Sin embargo; este proceder elemental, el recuerdo, incluso en su más veleidoso y abúlico ejercicio, nos provoca la plácida nostalgia. Y es ahí, en la mullida añoranza, donde emana la literatura; es decir, como seres gramáticos, nos impulsa a literaturizarnos y, por supuesto, también a cuanto nos ha rodeado y hemos ansiado; por cuanto, si fuésemos valientes en el sentido nietzschiano, durante ese momento de contrita nostalgia nos obligaríamos a revivificar aquellos anhelos idos y a ser émulos de don Quijote, eligiendo entre ellos uno como causa inmarcesible en cuya persecución y defensa sumergiésemos nuestra realidad entera, por más ridículos e incomprensibles que resultásemos a nuestros semejantes. Pero como tales empeños, por muy heroicos que se nos antojen, suelen ser tachados de locura, y esta, sobre trabajosa y solitaria, presenta graves inconvenientes que terminan con el héroe preso en una celda acolchada y bajo abusivos tratamientos terapéuticos, nos conformamos con las divagaciones de media tarde sobre las ocasiones perdidas, o con un buen manojo de poemas, o con una suculenta novela donde fugarnos hacia geografías ensoñadas. Sin ir más lejos, cada verano suelo releer El otoño del patriarca (1975) hasta llegar, ensopado en sudor de tanto acompañar al general Zacarías Alvarado durante su tumultuosa e insondable vida, a “los cohetes de gozo y las campanas de gloria que anunciaron al mundo la buena nueva de que el tiempo incontable de la eternidad había por fin terminado”; después, cierro el volumen con una desengañada sonrisa, mientras las imágenes esperpénticas de aquel Caribe palabrero me rondarán varios días con sus irreprimibles y crueles carcajadas.
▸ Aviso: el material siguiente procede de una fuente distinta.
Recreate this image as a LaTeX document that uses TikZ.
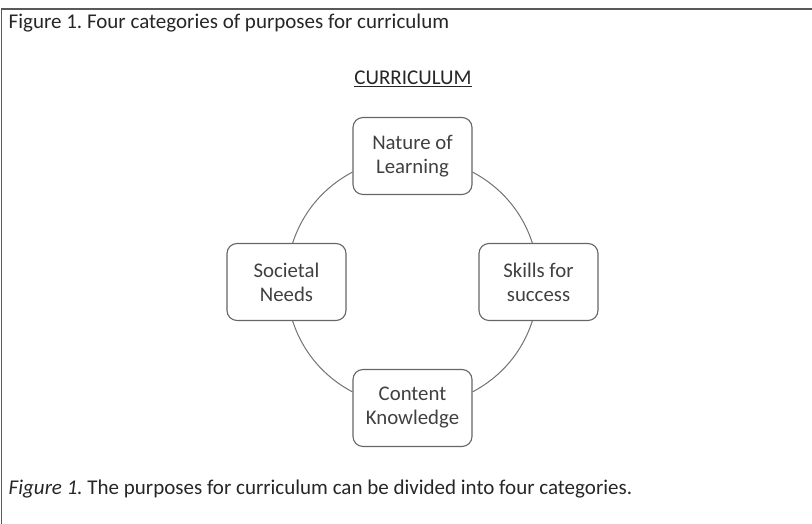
\documentclass[tikz,border=0pt]{standalone}
\usepackage{fontspec}
\setmainfont{Carlito}
\frenchspacing
\begin{document}
\begin{tikzpicture}[x=1pt,y=1pt,node distance=126pt,thick,
    main node/.style={rectangle,rounded corners=10pt,draw=black!60,line width=1.1pt,
        minimum width=119pt,minimum height=77pt,align=center,text=black!75,
        font=\fontsize{20.8}{24}\selectfont},
    txt/.style={anchor=base west,text=black!85,font=\fontsize{21}{24}\selectfont}]
    \useasboundingbox (0,0) rectangle (812,524);
    \draw[black!65,line width=1.6pt] (812,515) -- (1.5,515) -- (1.5,0);

    \node[txt] (title) at (5,495) {Figure 1. Four categories of purposes for curriculum};
    \node[txt,anchor=base] (head) at (413,439) {\underline{CURRICULUM}};

    \coordinate (c) at (412.5,242);
    \node[main node] (nature) [above of=c] {Nature of\\Learning};
    \node[main node] (skills) [right of=c] {Skills for\\success};
    \node[main node] (content) [below of=c] {Content\\Knowledge};
    \node[main node] (societal) [left of=c] {Societal\\Needs};

    \path[every edge/.style={draw=black!55,line width=1pt,looseness=0.9}]
        (nature.-15) edge[out=-28,in=108] (skills.99)
        (skills.-99) edge[out=-108,in=28] (content.15)
        (content.165) edge[out=152,in=-72] (societal.-81)
        (societal.81) edge[out=72,in=-152] (nature.195)
        ;

    \node[txt] (caption) at (5,29) {\textit{Figure 1.} The purposes for curriculum can be divided into four categories.};
\end{tikzpicture}
\end{document}
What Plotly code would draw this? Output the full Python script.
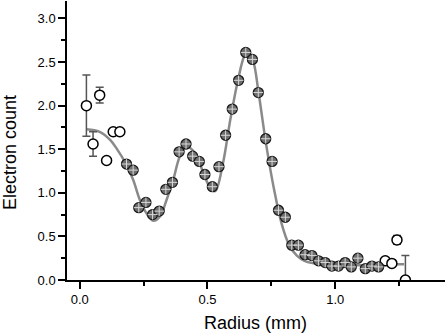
import plotly.graph_objects as go

# Open-circle data points (radius mm, electron count, error)
open_x = [0.026, 0.052, 0.078, 0.105, 0.131, 0.157, 1.196, 1.222, 1.242, 1.275]
open_y = [2.00, 1.56, 2.12, 1.37, 1.70, 1.70, 0.22, 0.19, 0.46, 0.0]
open_err = [0.35, 0.14, 0.09, 0, 0, 0, 0, 0, 0.05, 0.28]

# Filled data points
fill_x = [0.183, 0.209, 0.231, 0.259, 0.285, 0.311, 0.337, 0.363, 0.389, 0.416,
          0.442, 0.468, 0.490, 0.519, 0.545, 0.571, 0.597, 0.622, 0.650, 0.676,
          0.699, 0.728, 0.753, 0.778, 0.805, 0.830, 0.856, 0.882, 0.909, 0.935,
          0.961, 0.987, 1.013, 1.039, 1.063, 1.089, 1.118, 1.144, 1.170]
fill_y = [1.33, 1.26, 0.83, 0.89, 0.75, 0.79, 1.04, 1.12, 1.47, 1.56,
          1.42, 1.36, 1.21, 1.07, 1.30, 1.66, 1.96, 2.29, 2.61, 2.53,
          2.15, 1.62, 1.36, 0.80, 0.72, 0.40, 0.40, 0.29, 0.28, 0.22,
          0.20, 0.16, 0.16, 0.20, 0.15, 0.25, 0.13, 0.16, 0.15]

# Fitted curve
fit_x = [0.026, 0.078, 0.118, 0.144, 0.183, 0.209, 0.235, 0.26, 0.288, 0.314,
         0.34, 0.366, 0.392, 0.418, 0.45, 0.48, 0.51, 0.53, 0.56, 0.59, 0.62,
         0.645, 0.66, 0.68, 0.70, 0.73, 0.76, 0.79, 0.82, 0.85, 0.88, 0.92,
         1.00, 1.10, 1.20, 1.27]
fit_y = [1.73, 1.70, 1.61, 1.51, 1.32, 1.15, 0.92, 0.77, 0.68, 0.73,
         0.92, 1.15, 1.42, 1.53, 1.46, 1.26, 1.06, 1.02, 1.33, 1.85, 2.30,
         2.57, 2.61, 2.50, 2.15, 1.55, 1.05, 0.65, 0.40, 0.28, 0.22, 0.19,
         0.17, 0.17, 0.18, 0.18]

x_ticks = [0.0, 0.5, 1.0]
x_labels = ["0.0", "0.5", "1.0"]
y_ticks = [0.0, 0.5, 1.0, 1.5, 2.0, 2.5, 3.0]
y_labels = ["0.0", "0.5", "1.0", "1.5", "2.0", "2.5", "3.0"]
x_title = "Radius (mm)"
y_title = "Electron count"

FONT = "Liberation Sans, Arial, Helvetica"

fig = go.Figure()
fig.add_trace(go.Scatter(x=fit_x, y=fit_y, mode="lines",
                         line=dict(color="#8a8a8a", width=2.5, shape="spline", smoothing=1.0),
                         hoverinfo="skip"))
fig.add_trace(go.Scatter(x=open_x, y=open_y, mode="markers",
                         marker=dict(symbol="circle", size=10, color="white",
                                     line=dict(color="black", width=1.5)),
                         error_y=dict(type="data", array=open_err, visible=True,
                                      color="#555555", thickness=1.5, width=4)))
fig.add_trace(go.Scatter(x=fill_x, y=fill_y, mode="markers",
                         marker=dict(symbol="circle", size=10, color="#6e6e6e",
                                     line=dict(color="#1a1a1a", width=1.3))))
fig.add_trace(go.Scatter(x=fill_x, y=fill_y, mode="markers",
                         marker=dict(symbol="cross-thin", size=7,
                                     line=dict(color="#d8d8d8", width=1))))

axis_common = dict(showgrid=False, zeroline=False, showline=True, linecolor="black",
                   linewidth=1.5, ticks="outside", tickcolor="black", tickwidth=1.5,
                   ticklen=7, automargin=False,
                   tickfont=dict(family=FONT, size=13, color="black"))

fig.update_xaxes(range=[-0.05, 1.43], tickvals=x_ticks, ticktext=x_labels,
                 minor=dict(dtick=0.25, tick0=0, ticks="outside", ticklen=4, tickwidth=1.5, tickcolor="black"),
                 **axis_common)
fig.update_yaxes(range=[0, 3.2], tickvals=y_ticks, ticktext=y_labels,
                 minor=dict(dtick=0.25, tick0=0, ticks="outside", ticklen=4, tickwidth=1.5, tickcolor="black"),
                 **axis_common)

# axis titles placed as annotations (pixel-matched)
fig.add_annotation(text=x_title, xref="paper", yref="paper",
                   x=(255 - 67) / 378, y=(280 - 323) / 279, xanchor="center", yanchor="middle",
                   showarrow=False, font=dict(family=FONT, size=18, color="black"))
fig.add_annotation(text=y_title, xref="paper", yref="paper", textangle=-90,
                   x=(10 - 67) / 378, y=(280 - 153) / 279, xanchor="center", yanchor="middle",
                   showarrow=False, font=dict(family=FONT, size=18, color="black"))

fig.update_layout(width=446, height=336, margin=dict(l=67, r=1, t=1, b=56),
                  plot_bgcolor="white", paper_bgcolor="white", showlegend=False)

fig.write_html("out.html", config={"displayModeBar": False},
               post_script="document.body.style.margin='0';document.body.style.overflow='hidden';")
Un Caribe, como la Posada del almirante Benbow y su consiguiente derrotero a bordo de la Española, que presentan una cualidad de la que la red, con su utilísima mengua del espacio y del tiempo, nos ha privado: lo remoto; ese lugar fascinante, oculto tras su nebulosa indefinición, que, en nuestro planeta, mensurado hasta el milímetro, ya solo cabe en la literatura, pero cuya sonora pronunciación, lo remoto, aún suscita la exaltación de tantas almas.
Tal vez por eso, por su mera y vacua búsqueda, mientras ustedes leen estas líneas, esté pisando los pórticos del palacio de Ulises para descubrir si soy capaz de tensar el famoso arco y alzarme con la prometida Penélope. Deséenme suerte, porque jamás fue empresa fácil.